_Exercise directions_:
Images are not part of the copy; write out the rest of the data exactly as given.

_Recorded data_:

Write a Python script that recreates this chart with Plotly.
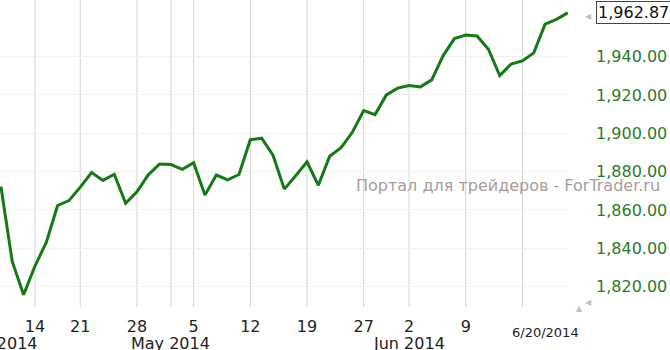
import plotly.graph_objects as go

# Trading days (S&P 500 closes), Apr 9 2014 - Jun 20 2014
dates = ["2014-04-09","2014-04-10","2014-04-11","2014-04-14","2014-04-15","2014-04-16","2014-04-17",
         "2014-04-21","2014-04-22","2014-04-23","2014-04-24","2014-04-25",
         "2014-04-28","2014-04-29","2014-04-30","2014-05-01","2014-05-02",
         "2014-05-05","2014-05-06","2014-05-07","2014-05-08","2014-05-09",
         "2014-05-12","2014-05-13","2014-05-14","2014-05-15","2014-05-16",
         "2014-05-19","2014-05-20","2014-05-21","2014-05-22","2014-05-23",
         "2014-05-27","2014-05-28","2014-05-29","2014-05-30",
         "2014-06-02","2014-06-03","2014-06-04","2014-06-05","2014-06-06",
         "2014-06-09","2014-06-10","2014-06-11","2014-06-12","2014-06-13",
         "2014-06-16","2014-06-17","2014-06-18","2014-06-19","2014-06-20"]
closes = [1872.18, 1833.08, 1815.69, 1830.61, 1842.98, 1862.31, 1864.85,
          1871.89, 1879.55, 1875.39, 1878.61, 1863.40,
          1869.43, 1878.33, 1883.95, 1883.68, 1881.14,
          1884.66, 1867.72, 1878.21, 1875.63, 1878.48,
          1896.65, 1897.45, 1888.53, 1870.85, 1877.86,
          1885.08, 1872.83, 1888.03, 1892.49, 1900.53,
          1911.91, 1909.78, 1920.03, 1923.57,
          1924.97, 1924.24, 1927.88, 1940.46, 1949.44,
          1951.27, 1950.79, 1943.89, 1930.11, 1936.16,
          1937.78, 1941.99, 1956.98, 1959.48, 1962.87]

x_tick_dates = ["2014-04-14","2014-04-21","2014-04-28","2014-05-05","2014-05-12",
                "2014-05-19","2014-05-27","2014-06-02","2014-06-09"]
x_tick_labels = ["14","21","28","5","12","19","27","2","9"]
grid_dates = ["2014-04-14","2014-04-21","2014-04-28","2014-05-01","2014-05-05","2014-05-12",
              "2014-05-19","2014-05-27","2014-06-02","2014-06-09","2014-06-16"]
month_dates = ["2014-04-09","2014-05-01","2014-06-02"]
month_labels = ["Apr 2014","May 2014","Jun 2014"]
y_ticks = [1820, 1840, 1860, 1880, 1900, 1920, 1940]
last_label = "1,962.87"
date_label = "6/20/2014"
watermark = "Портал для трейдеров - ForTrader.ru"

idx = list(range(len(dates)))
pos = {d: i for i, d in enumerate(dates)}

FONT = "DejaVu Sans"
fig = go.Figure()
fig.add_trace(go.Scatter(x=idx, y=closes, mode="lines",
                         line=dict(color="#187818", width=3), hoverinfo="skip"))

W, H = 670, 350
ml, mr, mt, mb = 0, 102, 0, 43
pw, ph = W - ml - mr, H - mt - mb

def px(xp):
    return (xp - ml) / pw

def py(yp):
    return (H - mb - yp) / ph

shapes = []
for d in grid_dates:
    shapes.append(dict(type="line", xref="x", yref="paper", x0=pos[d], x1=pos[d], y0=0, y1=1,
                       line=dict(color="#d4d4d4", width=1), layer="below"))

annotations = []
for d, lab in zip(month_dates, month_labels):
    annotations.append(dict(x=pos[d], y=py(343), xref="x", yref="paper", text=lab,
                            showarrow=False, xanchor="center", yanchor="middle",
                            font=dict(family=FONT, size=16, color="#222222")))
annotations.append(dict(x=px(545), y=py(332), xref="paper", yref="paper", text=date_label,
                        showarrow=False, xanchor="center", yanchor="middle",
                        font=dict(family=FONT, size=13, color="#222222")))
annotations.append(dict(x=px(596), y=closes[-1], xref="paper", yref="y", text=last_label,
                        showarrow=False, xanchor="left", yanchor="middle",
                        bordercolor="#444444", borderwidth=1, borderpad=1, bgcolor="#ffffff",
                        font=dict(family=FONT, size=16, color="#111111")))
annotations.append(dict(x=px(508), y=py(185), xref="paper", yref="paper", text=watermark,
                        showarrow=False, xanchor="center", yanchor="middle",
                        font=dict(family=FONT, size=16, color="#a89c9c")))
for (xx, yy, ch) in [(588, 16, "◀"), (588, 302, "◀"), (579, 308, "▲")]:
    annotations.append(dict(x=px(xx), y=py(yy), xref="paper", yref="paper", text=ch,
                            showarrow=False, xanchor="center", yanchor="middle",
                            font=dict(family=FONT, size=8, color="#c0c0c0")))

fig.update_layout(
    width=W, height=H,
    margin=dict(l=ml, r=mr, t=mt, b=mb, pad=0),
    paper_bgcolor="#ffffff", plot_bgcolor="#ffffff",
    showlegend=False,
    shapes=shapes, annotations=annotations,
    xaxis=dict(range=[-0.08, 50.02], tickmode="array",
               tickvals=[pos[d] for d in x_tick_dates], ticktext=x_tick_labels,
               showgrid=False, zeroline=False, showline=False, ticks="",
               tickfont=dict(family=FONT, size=16, color="#222222"),
               ticklabelstandoff=8, fixedrange=True),
    yaxis=dict(side="right", range=[1809.3, 1969.6], tickmode="array",
               tickvals=y_ticks, ticktext=[f"{v:,.2f}" for v in y_ticks],
               showgrid=True, gridcolor="#f1f1f1", gridwidth=1,
               zeroline=False, showline=False, ticks="",
               tickfont=dict(family=FONT, size=16, color="#2b7a2b"),
               ticklabelstandoff=27, fixedrange=True),
)

fig.write_html("out.html", config={"displayModeBar": False})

_Correct response_:
Write a Python script that recreates this chart with Plotly.
import plotly.graph_objects as go

# Trading days (S&P 500 closes), Apr 9 2014 - Jun 20 2014
dates = ["2014-04-09","2014-04-10","2014-04-11","2014-04-14","2014-04-15","2014-04-16","2014-04-17",
         "2014-04-21","2014-04-22","2014-04-23","2014-04-24","2014-04-25",
         "2014-04-28","2014-04-29","2014-04-30","2014-05-01","2014-05-02",
         "2014-05-05","2014-05-06","2014-05-07","2014-05-08","2014-05-09",
         "2014-05-12","2014-05-13","2014-05-14","2014-05-15","2014-05-16",
         "2014-05-19","2014-05-20","2014-05-21","2014-05-22","2014-05-23",
         "2014-05-27","2014-05-28","2014-05-29","2014-05-30",
         "2014-06-02","2014-06-03","2014-06-04","2014-06-05","2014-06-06",
         "2014-06-09","2014-06-10","2014-06-11","2014-06-12","2014-06-13",
         "2014-06-16","2014-06-17","2014-06-18","2014-06-19","2014-06-20"]
closes = [1872.18, 1833.08, 1815.69, 1830.61, 1842.98, 1862.31, 1864.85,
          1871.89, 1879.55, 1875.39, 1878.61, 1863.40,
          1869.43, 1878.33, 1883.95, 1883.68, 1881.14,
          1884.66, 1867.72, 1878.21, 1875.63, 1878.48,
          1896.65, 1897.45, 1888.53, 1870.85, 1877.86,
          1885.08, 1872.83, 1888.03, 1892.49, 1900.53,
          1911.91, 1909.78, 1920.03, 1923.57,
          1924.97, 1924.24, 1927.88, 1940.46, 1949.44,
          1951.27, 1950.79, 1943.89, 1930.11, 1936.16,
          1937.78, 1941.99, 1956.98, 1959.48, 1962.87]

x_tick_dates = ["2014-04-14","2014-04-21","2014-04-28","2014-05-05","2014-05-12",
                "2014-05-19","2014-05-27","2014-06-02","2014-06-09"]
x_tick_labels = ["14","21","28","5","12","19","27","2","9"]
grid_dates = ["2014-04-14","2014-04-21","2014-04-28","2014-05-01","2014-05-05","2014-05-12",
              "2014-05-19","2014-05-27","2014-06-02","2014-06-09","2014-06-16"]
month_dates = ["2014-04-09","2014-05-01","2014-06-02"]
month_labels = ["Apr 2014","May 2014","Jun 2014"]
y_ticks = [1820, 1840, 1860, 1880, 1900, 1920, 1940]
last_label = "1,962.87"
date_label = "6/20/2014"
watermark = "Портал для трейдеров - ForTrader.ru"

idx = list(range(len(dates)))
pos = {d: i for i, d in enumerate(dates)}

FONT = "DejaVu Sans"
fig = go.Figure()
fig.add_trace(go.Scatter(x=idx, y=closes, mode="lines",
                         line=dict(color="#187818", width=3), hoverinfo="skip"))

W, H = 670, 350
ml, mr, mt, mb = 0, 102, 0, 43
pw, ph = W - ml - mr, H - mt - mb

def px(xp):
    return (xp - ml) / pw

def py(yp):
    return (H - mb - yp) / ph

shapes = []
for d in grid_dates:
    shapes.append(dict(type="line", xref="x", yref="paper", x0=pos[d], x1=pos[d], y0=0, y1=1,
                       line=dict(color="#d4d4d4", width=1), layer="below"))

annotations = []
for d, lab in zip(month_dates, month_labels):
    annotations.append(dict(x=pos[d], y=py(343), xref="x", yref="paper", text=lab,
                            showarrow=False, xanchor="center", yanchor="middle",
                            font=dict(family=FONT, size=16, color="#222222")))
annotations.append(dict(x=px(545), y=py(332), xref="paper", yref="paper", text=date_label,
                        showarrow=False, xanchor="center", yanchor="middle",
                        font=dict(family=FONT, size=13, color="#222222")))
annotations.append(dict(x=px(596), y=closes[-1], xref="paper", yref="y", text=last_label,
                        showarrow=False, xanchor="left", yanchor="middle",
                        bordercolor="#444444", borderwidth=1, borderpad=1, bgcolor="#ffffff",
                        font=dict(family=FONT, size=16, color="#111111")))
annotations.append(dict(x=px(508), y=py(185), xref="paper", yref="paper", text=watermark,
                        showarrow=False, xanchor="center", yanchor="middle",
                        font=dict(family=FONT, size=16, color="#a89c9c")))
for (xx, yy, ch) in [(588, 16, "◀"), (588, 302, "◀"), (579, 308, "▲")]:
    annotations.append(dict(x=px(xx), y=py(yy), xref="paper", yref="paper", text=ch,
                            showarrow=False, xanchor="center", yanchor="middle",
                            font=dict(family=FONT, size=8, color="#c0c0c0")))

fig.update_layout(
    width=W, height=H,
    margin=dict(l=ml, r=mr, t=mt, b=mb, pad=0),
    paper_bgcolor="#ffffff", plot_bgcolor="#ffffff",
    showlegend=False,
    shapes=shapes, annotations=annotations,
    xaxis=dict(range=[-0.08, 50.02], tickmode="array",
               tickvals=[pos[d] for d in x_tick_dates], ticktext=x_tick_labels,
               showgrid=False, zeroline=False, showline=False, ticks="",
               tickfont=dict(family=FONT, size=16, color="#222222"),
               ticklabelstandoff=8, fixedrange=True),
    yaxis=dict(side="right", range=[1809.3, 1969.6], tickmode="array",
               tickvals=y_ticks, ticktext=[f"{v:,.2f}" for v in y_ticks],
               showgrid=True, gridcolor="#f1f1f1", gridwidth=1,
               zeroline=False, showline=False, ticks="",
               tickfont=dict(family=FONT, size=16, color="#2b7a2b"),
               ticklabelstandoff=27, fixedrange=True),
)

fig.write_html("out.html", config={"displayModeBar": False})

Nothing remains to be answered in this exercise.